Granted, the numbers of humanities jobs in academia declined during the recent recession, but according to Chase Robinson's essay in Inside Higher Education, employment prospects for humanities Ph.D.s have begun to recover. In fact, Robinson argues, "the longstanding oversupply of Ph.D.s is now being mitigated."
I hope Robinson is right.
Here is a taste of his piece:
Perhaps we should mock students less and apply ourselves more to
understanding the broader structural changes in the economy, including
how these changes affect the academy. Numbers that show flat (or even
slightly improving) job prospects for Ph.D.s in the humanities should
not obscure a number of underlying patterns, the most important of which
are increased "casualization" and job insecurity. One may justifiably
lament that adjunct and full-time, non-tenure-track jobs now constitute
about 70 percent of the academic labor force, and that the path to a
tenure-track position increasingly takes a detour through short-term
employment.
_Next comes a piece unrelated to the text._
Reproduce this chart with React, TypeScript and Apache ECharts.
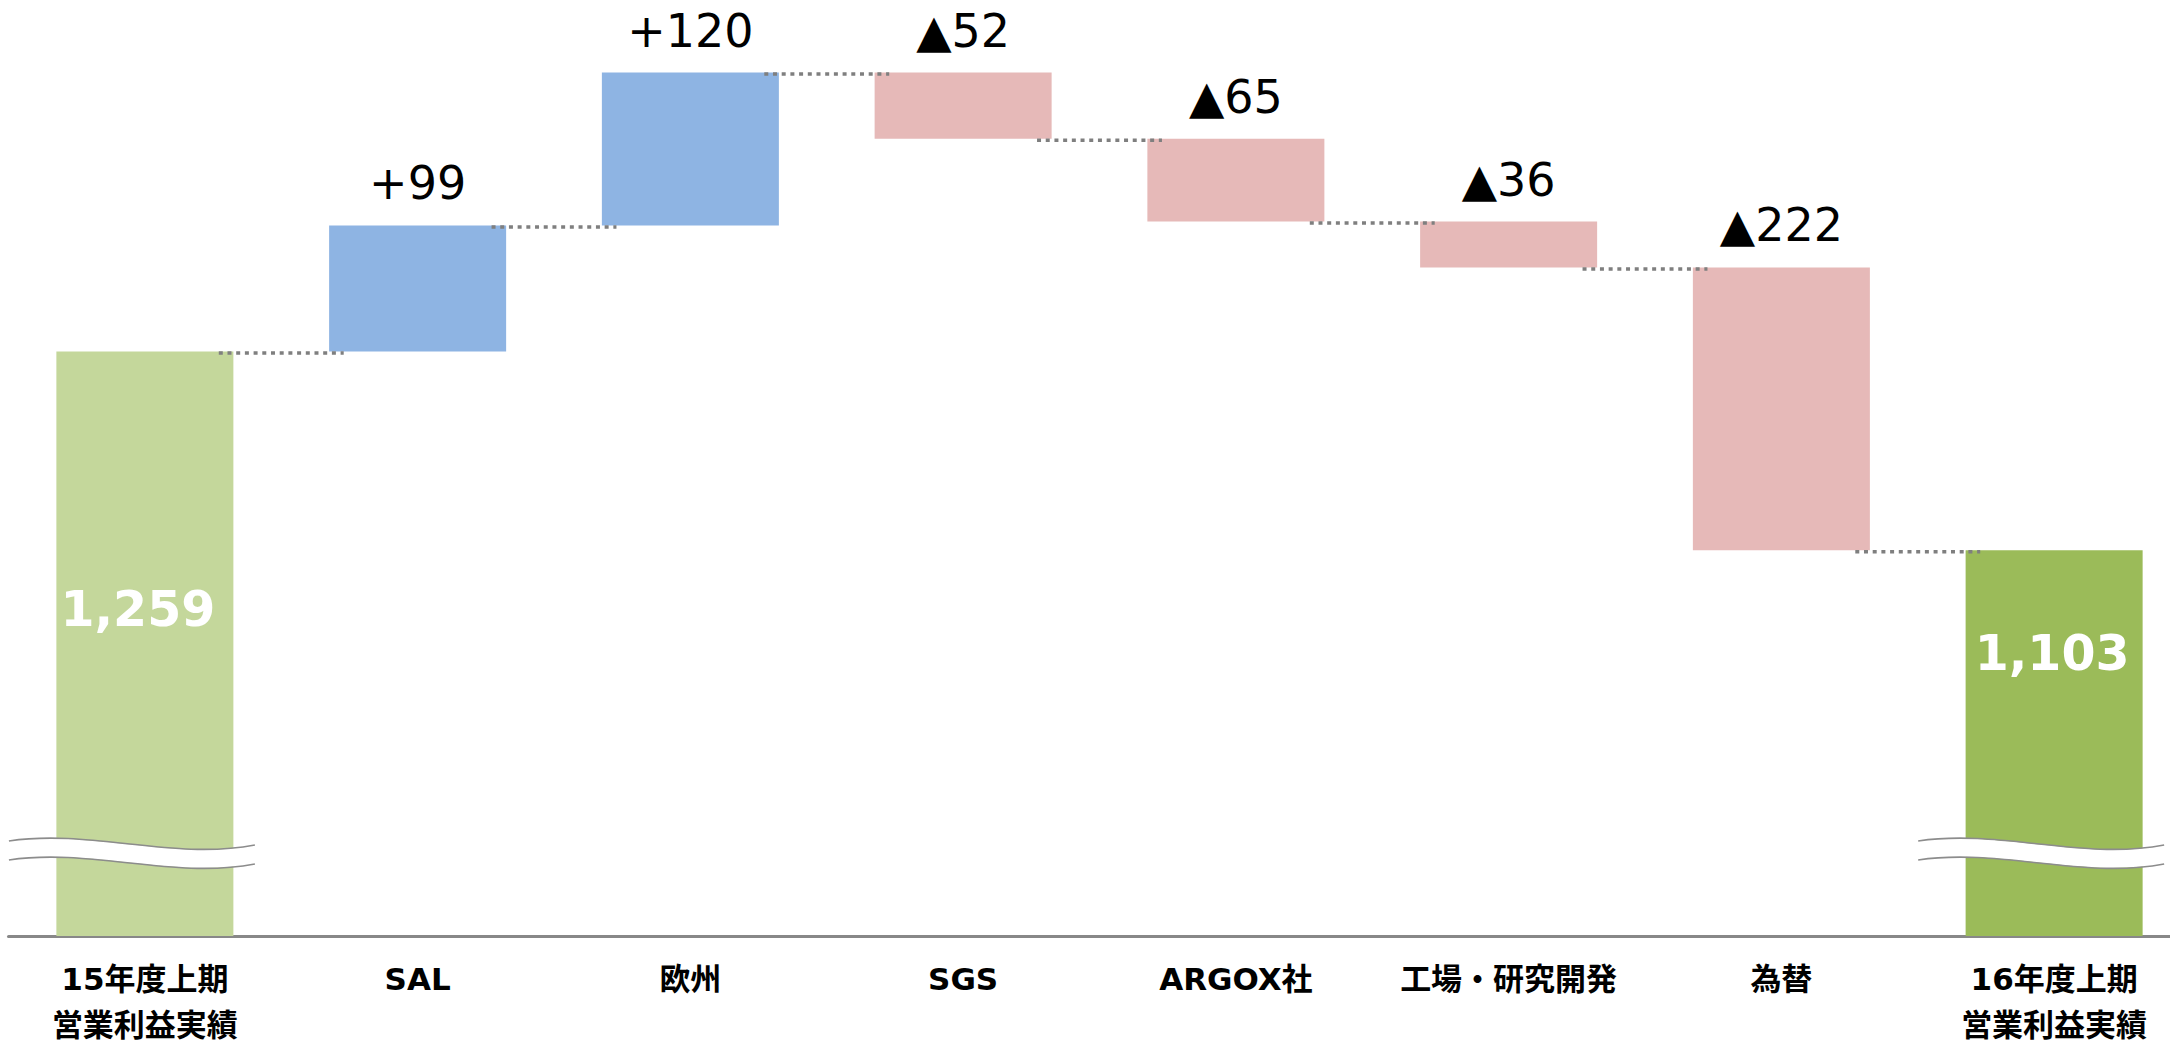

But the problems are not unique to higher education, which
is a microcosm of the globalizing workplace. The decline in tenure among
faculty mirrors the loss of lifelong (or at least long-term) employment in other sectors of the labor force.
What makes higher education distinctive is not so much that labor
practices are changing, much less that students have their heads in the
sand. It’s that academic employees — the readers and writers who
constitute a faculty — are such sharp-eyed observers of those practices
and energetic advocates for their profession.